Chinese language 1986 novel by Mo Yan

Red Sorghum: A Novel of China (红高粱家族 (紅高粱家族, Hóng Gāoliáng Jiāzú, red sorghum family)) is a Chinese-language novel by Mo Yan. Its five parts were published serially in various magazines in 1986 and republished together as a single novel in 1987. It was Mo's first novel and remains one of his best-known works.

The novel is a compilation of five novellas: "Red Sorghum", "Sorghum Wine", "Dog Ways", "Sorghum Funeral", and "Strange Death". "Red Sorghum" was published in People's Literature (Issue 3, 1986), "Dog Ways" was published in the April 1986 issue of Shiyue ("October" magazine); "Sorghum Wine" in the July 1986 issue of PLA Arts, "Sorghum Funeral" in the August 1986 issue of Beijing Wenxue and "Strange Death" in the November–December issue of Kunlun magazine. The novel was translated from the Chinese by Howard Goldblatt in 1993 as Red Sorghum: A Novel of China, but has also been referred to as "The Red Sorghum Clan" in some sources.

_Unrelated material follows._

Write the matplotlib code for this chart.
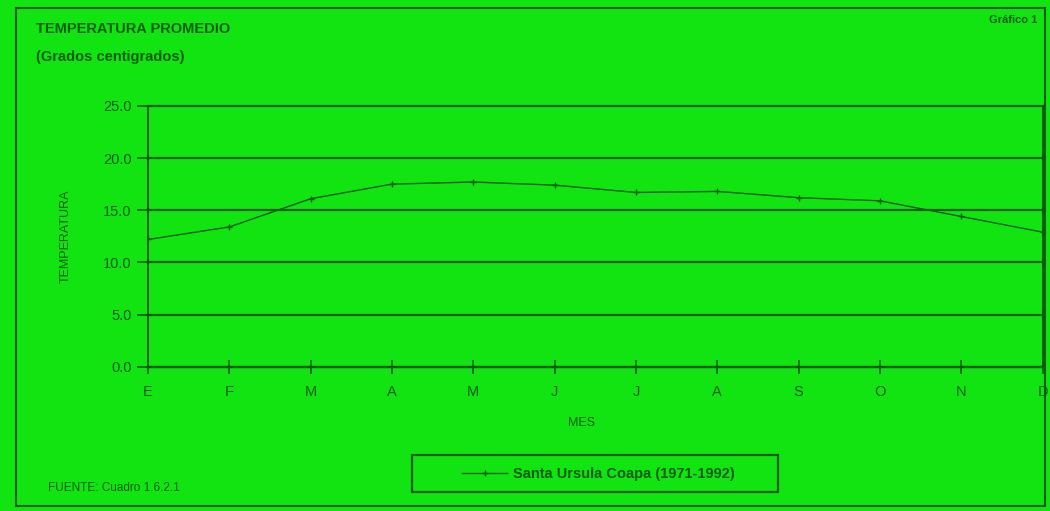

Red Sorghum's plot revolves around three generations of the Shandong family between 1923 and 1976. The narrator tells the story of his family's struggles, first as distillery owners making sorghum wine and then as resistance fighters during the Second Sino-Japanese War. The novel also details civil disputes between warring Chinese groups, including rival gangs and political powers. The book also refers to the Cultural Revolution and the 1972 resumption of diplomatic relations between China and Japan. As the principal crop of Shandong province's Northeast Gaomi Township (the author's hometown), red sorghum (sorghum bicolor) frames the narrative as a symbol of indifference and vitality. Amidst decades of bloodshed and death, it grows steadfast to provide food, shelter, wine and life.

Mo Yan employs a terse style in the novel that is characterized by brevity and non-chronological storytelling written in the first-person. The work contains elements of folk-tale that blend into myth and superstition, placing it in the magic-realist genre.

== Adaptations ==
The novel was read by director Zhang Yimou, who proposed to Mo Yan to make two of the sections ("Red Sorghum" and "Sorghum Wine") into a film. In 1988, the resulting film Red Sorghum was presented during the competition and won the Golden Bear at the Berlin Film Festival.

In 2014, it was adapted as a TV series, directed by Zheng Xiaolong.

Excerpts of the novel were included in the 2016 Chinese literature anthology The Big Red Book of Modern Chinese Literature edited by Yunte Huang.